Saturday, March 17, 2007

Tramping at Fairy Falls

Of all the words that differ between English-speaking countries, I must note that variants of "hiking" are my favorite. This is because "hiking" appropriately changes based on what country you're in: saying "hiking" in the States helps you differ how the activity is different from "bushwhacking" in Australia, and "rambling" in the United Kingdom. It seems completely inappropriate to use one word over the other in its native habitat for the simple reason that no one bushhwacks through the moors you are amicably rambling through instead.

New Zealand, being another landmass and all, has its own word to describe this activity: tramping. It describes the act very well, as walking around the New Zealand wilderness a lot of, well, tramping in the undergrowth over slippery rocks and streams in an attempt to get through the mountains. It's really a quite enjoyable thing to do, as I found out yesterday on a day trip with the Tramping Club at the university. We went out to Fairy Falls in the Waitakere Ranges about an hour north of Auckland. It was a nice little dayhike following a series of waterfalls cascading down a mountainside, meaning what follows is going to be primarily a series of several different and lovely scenery pictures that you will all be very jealous of. Alright? Alright.

This is a picture of a Kauri tree, which is so tall that only about half the tree fit in the picture. These trees are incredible: they can reach up to 50m in height and 5m in girth, meaning they can rival the California Redwoods. Unfortunately they were logged excessive amounts in the last century meaning there are very few of the tall ones today (they grow about 20 millimeters a year), which has guaranteed a change in the New Zealand landscape for the next few hundred years.

Luckily, the patch of the Waitakeres we were in was a national reserve first set aside at the turn of the twentieth century, so some of the big trees like the one in the picture remain.

By the way, this entire national reserve is one huge rainforest, in case that wasn't clear. The picture above is a very typical view of what the forest looks like around here: pines and ferns and palms all living together in a rather fascinating mix!

This hike was also cool because a very nice Kiwi girl took the time to explain and point out a lot of things about the native flora and fauna that we had no idea about but she knew like the back of her hand. We were all rather impressed by this talent like a visitor would be impressed at my knowledge of maples and poison ivy back home, which she politely shrugged off with a "no worries" attitude. As a result though, I now know which red berries are safe to eat versus which should be used as ammunition to shoot down birds.

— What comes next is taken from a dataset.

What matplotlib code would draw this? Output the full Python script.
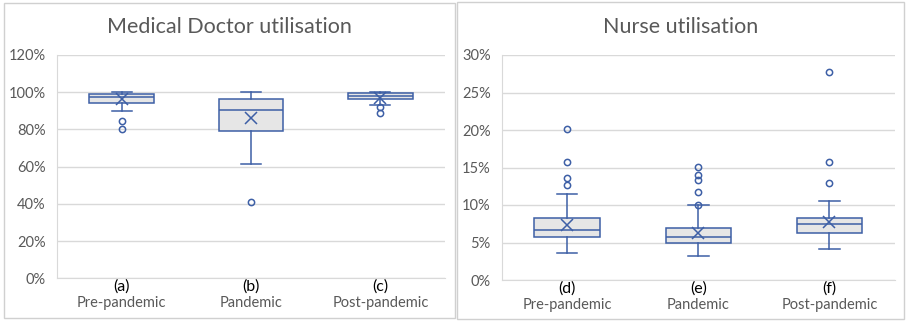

This is the waterfall we stopped to have lunch at, and hence the one I have the most pictures of. This is also where I let it slip that the entire region is incredibly gorgeous to the Kiwi girl who was showing us the forest, and she just shrugged. "This is all pretty typical for us," she explained.

Like the picture of the Kauri tree, I'm in here for scale. This is the main waterfall of the collective Fairy Falls, which is apparently popular for locals to rapel down. I say "apparently" because in true New Zealand style we never saw anyone outside of our group the whole time, save one photographer and his friends taking pictures of the waterfalls.

After this last main waterfall, I should note, most of our tramping was done essentially in the streambed over rather slippery rocks. This was quite fun in a paranoid "it would really hurt to fall right now" sort of way.

Tui bird! Most of the New Zealand forest is actually disturbingly silent and void of life for someone in North America- there are no native mammals so you don't have squirrels or deer making noise, and most of the native birds are silent and are nocturnal anyway. The most notable exception to this was the tui bird pictured here, who raised quite a racket in trying to get us away from his tree. It was so nice to see him moving up there though!

My excitement in seeing a Tui was admittedly twofold though: Tui is the name of my favorite New Zealand beer. It's one of two default beers in this country, the other being Export Gold, but is a bit darker.

This last picture was taken towards the end of our dayhike, when the trees gave way a little and we were treated to a view of Auckland in the distance. Isn't it wonderful to have such places of beauty so close and at hand? Aucklanders are a truly lucky group of people!